Though all four in the race are Democrats, Toledo’s council races are non-partisan, so the two highest vote-getters make the general ballot.

Less than five percent of the 32,000 voters in the district cast ballots. Citywide turnout was only slightly higher at 7.3 percent.

Meinecke said low turnout and voter apathy was the main reason for the result. The district council races were the only things on the ballot, and only three of Toledo’s seven districts had races.

Incumbent Michael Ashford garnered 896 votes, 61.92 percent. He will face Ronnell Traynum in November. She got 213 votes, or 14.72 percent. Meinecke was next with 203 votes, 14.03 percent. Rounding it out was Terry Shankland with 135 votes, 9.33 percent.

Meinecke, who put a lot of effort into absentee voting efforts, led Traynum early in the counting before the majority of the precincts came in.

Meinecke said that Ashford and Traynum, who are African-American, also benefited from efforts to turn out the black vote. He added that despite his efforts, the large LGBT population in the district did not seem to turn out.

“It’s apparent that the LGBT community doesn’t care about having representation on city council,” Meinecke said.

“Had they turned out, things could have been different.”

Meinecke, who was described by the Toledo Blade as an “aggressive campaigner,” said, “I stand here amazed at the lack of enthusiasm for this election.”

This was Meinecke’s second city council bid. He ran unsuccessfully for an at-large seat in 2005.

Meinecke and his partner John Meinecke were early organizers of the Toledo Pride Center and are members of the Toledo Stonewall Democrats and Gays and Lesbians United.

They are known throughout Toledo as the “Valentine Couple” because they go to the Lucas County Courthouse every year on that day to apply for a marriage license.
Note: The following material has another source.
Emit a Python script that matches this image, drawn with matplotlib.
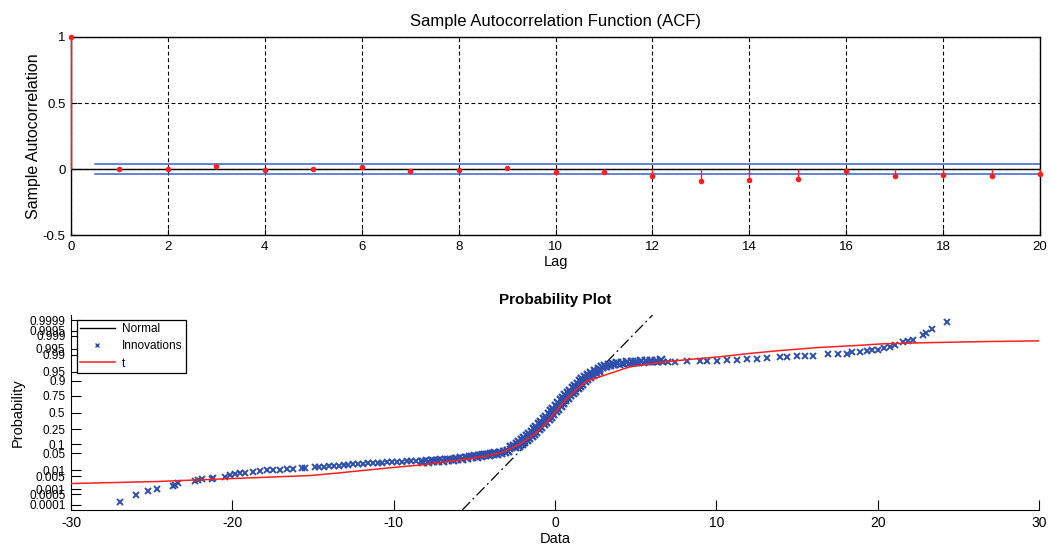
import matplotlib
matplotlib.use('Agg')
import matplotlib.pyplot as plt
from matplotlib.lines import Line2D
import numpy as np
from statistics import NormalDist

plt.rcParams['font.family'] = ['Liberation Sans', 'DejaVu Sans']
plt.rcParams['axes.unicode_minus'] = False

# --- ACF panel data ---
lags = list(range(21))
acf = [1.0, 0.0, 0.0, 0.02, -0.005, 0.0, 0.017, -0.015, -0.008, 0.005, -0.02,
       -0.02, -0.05, -0.094, -0.086, -0.074, -0.013, -0.05, -0.045, -0.05, -0.038]
bound_x = [0.5, 20]
bound_hi = 0.038
bound_lo = -0.038

# --- probability plot data (data value, probability) ---
inn_x = [-26.96, -25.97, -25.21, -24.65, -23.70, -23.55, -23.35, -22.31, -22.11, -21.90,
         -21.28, -21.18, -20.45, -20.14, -19.83, -19.52, -19.20, -18.70, -18.28, -17.87,
         -17.46, -17.05, -16.63, -16.22, -15.70, -15.50, -14.88,
         -14.6, -14.3, -14.0, -13.7, -13.4, -13.1, -12.8, -12.5, -12.2, -11.9,
         -11.6, -11.3, -11.0, -10.7, -10.4, -10.1, -9.8, -9.5, -9.2, -8.9,
         -8.6, -8.3, -8.0, -7.7, -7.4, -7.1, -6.8, -6.5, -6.2, -5.9,
         -5.6, -5.3, -5.0, -4.75, -4.5, -4.25, -4.0, -3.75, -3.5, -3.25,
         -3.0, -2.8, -2.6, -2.4, -2.2, -2.05, -1.9, -1.75, -1.6, -1.45,
         -1.3, -1.15, -1.0, -0.85, -0.7, -0.55, -0.4, -0.25, -0.1, 0.05,
         0.2, 0.35, 0.5, 0.65, 0.8, 0.95, 1.1, 1.25, 1.4, 1.55,
         1.7, 1.85, 2.0, 2.2, 2.4, 2.6, 2.8, 3.0, 3.25, 3.5,
         3.75, 4.0, 4.3, 4.6, 4.9, 5.2, 5.5, 5.8, 6.1, 6.4,
         6.7, 7.0, 7.44, 8.18, 8.99, 9.42, 10.04, 10.66, 11.28, 11.90,
         12.52, 13.14, 13.95, 14.38, 15.00, 15.50, 15.99, 16.92, 17.54, 18.10,
         18.41, 18.91, 19.34, 19.65, 20.02, 20.39, 20.77, 21.08, 21.57, 21.88,
         22.19, 22.81, 23.00, 23.37, 24.30]
inn_p = [0.00015, 0.00043, 0.00076, 0.00103, 0.00144, 0.00164, 0.00212, 0.00290, 0.00330, 0.00368,
         0.00390, 0.00410, 0.00480, 0.00570, 0.00640, 0.00714, 0.00760, 0.00842, 0.00900, 0.01000,
         0.01030, 0.01080, 0.01110, 0.01150, 0.01290, 0.01330, 0.01390,
         0.0143, 0.0146, 0.0150, 0.0154, 0.0160, 0.0166, 0.0174, 0.0183, 0.0190, 0.0197,
         0.0202, 0.0209, 0.0214, 0.0220, 0.0225, 0.0230, 0.0236, 0.0239, 0.0244, 0.0250,
         0.0256, 0.0262, 0.0268, 0.0277, 0.0284, 0.0294, 0.0307, 0.0318, 0.0333, 0.0352,
         0.0371, 0.0392, 0.0418, 0.0441, 0.0465, 0.0485, 0.0510, 0.0537, 0.0571, 0.0606,
         0.0649, 0.0708, 0.0808, 0.0918, 0.1057, 0.1190, 0.1357, 0.1539, 0.1711, 0.1949,
         0.2206, 0.2514, 0.2810, 0.3192, 0.3557, 0.3936, 0.4364, 0.4761, 0.5199, 0.5636,
         0.6064, 0.6480, 0.6879, 0.7257, 0.7580, 0.7852, 0.8106, 0.8365, 0.8577, 0.8790,
         0.8980, 0.9131, 0.9251, 0.9370, 0.9463, 0.9545, 0.9591, 0.9633, 0.9671, 0.9699,
         0.9719, 0.9735, 0.9747, 0.9759, 0.9767, 0.9773, 0.9778, 0.9783, 0.9788, 0.9793,
         0.9797, 0.9800, 0.9802, 0.9805, 0.9811, 0.9816, 0.9820, 0.9824, 0.9829, 0.9848,
         0.9853, 0.9856, 0.9878, 0.9880, 0.9890, 0.9891, 0.9892, 0.9906, 0.9908, 0.9910,
         0.9924, 0.9929, 0.9931, 0.9941, 0.9945, 0.9953, 0.9957, 0.9969, 0.9979, 0.9981,
         0.9983, 0.99917, 0.99933, 0.99960, 0.99987]

# extra innovations along the edges of the dense central band
band_x = [-8.15, -7.85, -7.55, -7.25, -6.95, -6.65, -6.35, -6.05, -5.75, -5.45,
          -5.15, -4.85, -4.6, -4.35, -4.1, -3.85, -3.6, -3.35, -3.1, -2.9,
          -2.75, -2.55, -2.35, -2.2, -2.05, -1.9, -1.75, -1.6, -1.45, -1.3,
          -1.15, -1.0, -0.85, -0.7, -0.55, -0.4, -0.25, -0.1, 0.05, 0.2,
          0.35, 0.5, 0.65, 0.8, 0.95, 1.1, 1.25, 1.4, 1.55, 1.7,
          1.85, 2.05, 2.25, 2.45,
          -2.45, -2.25, -2.05, -1.9, -1.75, -1.6, -1.45, -1.3, -1.15, -1.0,
          -0.85, -0.7, -0.55, -0.4, -0.25, -0.1, 0.05, 0.2, 0.35, 0.5,
          0.65, 0.8, 0.95, 1.1, 1.25, 1.4, 1.55, 1.7, 1.85, 2.0,
          2.15, 2.35, 2.55, 2.75,
          2.7, 2.9, 3.12, 3.37, 3.62, 3.87, 4.15, 4.45, 4.75, 5.05,
          5.35, 5.65, 5.95, 6.25, 6.55]
band_p = [0.0230, 0.0239, 0.0244, 0.0252, 0.0262, 0.0274, 0.0284, 0.0301, 0.0317, 0.0336,
          0.0355, 0.0380, 0.0401, 0.0418, 0.0441, 0.0465, 0.0490, 0.0521, 0.0559, 0.0606,
          0.0808, 0.0918, 0.1057, 0.1190, 0.1357, 0.1539, 0.1711, 0.1949, 0.2206, 0.2514,
          0.2810, 0.3192, 0.3557, 0.3936, 0.4364, 0.4761, 0.5199, 0.5636, 0.6064, 0.6480,
          0.6879, 0.7257, 0.7580, 0.7852, 0.8106, 0.8365, 0.8577, 0.8790, 0.8980, 0.9131,
          0.9251, 0.9370, 0.9463, 0.9545,
          0.0808, 0.0918, 0.1057, 0.1190, 0.1357, 0.1539, 0.1711, 0.1949, 0.2206, 0.2514,
          0.2810, 0.3192, 0.3557, 0.3936, 0.4364, 0.4761, 0.5199, 0.5636, 0.6064, 0.6480,
          0.6879, 0.7257, 0.7580, 0.7852, 0.8106, 0.8365, 0.8577, 0.8790, 0.8980, 0.9131,
          0.9251, 0.9370, 0.9463, 0.9545,
          0.9621, 0.9660, 0.9696, 0.9726, 0.9747, 0.9763, 0.9775, 0.9786, 0.9794, 0.9801,
          0.9805, 0.9810, 0.9815, 0.9819, 0.9823]

t_x = [-30, -24.73, -20.02, -15.19, -13.33, -10.85, -8.37, -5.89, -4.21, -3.22,
       -2.17, -1.12, -0.50, 0.12, 0.74, 1.36, 1.98, 2.79, 4.65, 6.51,
       8.37, 10.23, 12.09, 13.95, 16.43, 18.78, 20.33, 23.37, 26.65, 30]
t_p = [0.00210, 0.00270, 0.00390, 0.00554, 0.00755, 0.01173, 0.01713, 0.02775, 0.0397, 0.0559,
       0.102, 0.215, 0.352, 0.540, 0.719, 0.829, 0.898, 0.9256, 0.9676, 0.9785,
       0.9840, 0.9878, 0.9915, 0.9938, 0.9957, 0.9966, 0.99723, 0.99762, 0.99790, 0.99808]

normal_x = [-5.75, 6.05]
normal_p = [0.000042, 0.999958]

prob_ticks = [0.0001, 0.0005, 0.001, 0.005, 0.01, 0.05, 0.1, 0.25, 0.5,
              0.75, 0.9, 0.95, 0.99, 0.995, 0.999, 0.9995, 0.9999]
prob_labels = ['0.0001', '0.0005', '0.001', '0.005', '0.01', '0.05', '0.1', '0.25', '0.5',
               '0.75', '0.9', '0.95', '0.99', '0.995', '0.999', '0.9995', '0.9999']

nd = NormalDist()
_inv = np.vectorize(nd.inv_cdf, otypes=[float])
_cdf = np.vectorize(nd.cdf, otypes=[float])


def to_z(p):
    p = np.clip(np.asarray(p, dtype=float), 1e-12, 1 - 1e-12)
    return _inv(p)


def to_p(z):
    return _cdf(np.asarray(z, dtype=float))


red = '#ff1f1f'
blue = '#2f4faa'
bline = '#3a5fcd'

fig = plt.figure(figsize=(10.5, 5.48), dpi=100)

# top: sample ACF
ax1 = fig.add_axes([0.0676, 0.571, 0.9229, 0.3615])
ml, sl, bl = ax1.stem(lags, acf, linefmt='-', markerfmt='o', basefmt='k-')
plt.setp(sl, color=red, linewidth=1.0, zorder=4, clip_on=False)
plt.setp(ml, color=red, markersize=3.0, zorder=5, clip_on=False)
plt.setp(bl, color='k', linewidth=1.0, zorder=3)
ax1.plot(bound_x, [bound_hi, bound_hi], color=bline, lw=1.1, zorder=3)
ax1.plot(bound_x, [bound_lo, bound_lo], color=bline, lw=1.1, zorder=3)
ax1.set_xlim(0, 20)
ax1.set_ylim(-0.5, 1)
ax1.set_xticks(range(0, 21, 2))
ax1.set_yticks([-0.5, 0, 0.5, 1])
ax1.set_yticklabels(['-0.5', '0', '0.5', '1'])
ax1.grid(True, color='k', linestyle=(0, (3.5, 2.5)), linewidth=0.8)
ax1.tick_params(direction='in', length=4, labelsize=9.5, pad=4, color='k')
for s in ax1.spines.values():
    s.set_linewidth(1.0)
    s.set_zorder(3.5)
ax1.set_title('Sample Autocorrelation Function (ACF)', fontsize=12, pad=8)
ax1.set_xlabel('Lag', fontsize=10.5, labelpad=2)
ax1.set_ylabel('Sample Autocorrelation', fontsize=11.5, labelpad=1)

# bottom: probability plot
ax2 = fig.add_axes([0.0676, 0.0693, 0.9219, 0.3557])
ax2.set_yscale('function', functions=(to_z, to_p))
ax2.plot(normal_x, normal_p, color='k', lw=0.9, linestyle=(0, (9, 3, 1.5, 3)), zorder=2)
ax2.plot(inn_x, inn_p, linestyle='none', marker='x', markersize=4.5, markeredgewidth=1.4,
         color=blue, zorder=4)
ax2.plot(band_x, band_p, linestyle='none', marker='x', markersize=5.2, markeredgewidth=1.7,
         color=blue, zorder=4)
ax2.plot(t_x, t_p, color=red, lw=1.1, zorder=5)
ax2.set_xlim(-30, 30)
ax2.set_ylim(to_p(-3.93), to_p(3.93))
ax2.set_xticks(range(-30, 31, 10))
ax2.set_yticks(prob_ticks)
ax2.set_yticklabels(prob_labels)
ax2.minorticks_off()
ax2.tick_params(axis='x', direction='in', length=7, labelsize=10, pad=4, color='k')
ax2.tick_params(axis='y', direction='in', length=7, labelsize=8.5, pad=4, color='k')
ax2.spines['top'].set_visible(False)
ax2.spines['right'].set_visible(False)
ax2.set_title('Probability Plot', fontsize=11, fontweight='bold', pad=8)
ax2.set_xlabel('Data', fontsize=10.5, labelpad=2)
ax2.set_ylabel('Probability', fontsize=10.5, labelpad=3)

handles = [Line2D([], [], color='k', lw=1.0),
           Line2D([], [], linestyle='none', marker='x', markersize=3.5, color=blue),
           Line2D([], [], color=red, lw=1.1)]
leg = ax2.legend(handles, ['Normal', 'Innovations', 't'], loc='upper left',
                 bbox_to_anchor=(0.006, 0.975), fontsize=8.5, frameon=True, fancybox=False,
                 framealpha=1, edgecolor='k', borderpad=0.25, labelspacing=0.45,
                 handlelength=3.0, handletextpad=0.6, borderaxespad=0)
leg.get_frame().set_linewidth(0.9)
leg.set_zorder(6)

fig.savefig('out.png', dpi=100)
“I’m not ruling myself out of politics,” said Meinecke, “but I’m done for a while.”

Meinecke, a military veteran of 20 years, recently retired from DaimlerChrysler.

“It’s time to take a break,” Meinecke said, “maybe take John on a cruise. We put ourselves out there and we got to the point where we’re about burned out.”

The remaining gay candidate in Ohio this year is Bill Brownson, a Republican seeking a city council seat in Columbus.

If Brownson wins in November, he will join city councilors Joe Santiago in Cleveland, Nickie Antonio in Lakewood, Winifred Weizer in University Heights, Mark Tumeo in Cleveland Heights and Eve Sandberg in Oberlin. Other gay officeholders include Haskins mayor Kenneth Fallows and Dayton school board member Joe Lacey.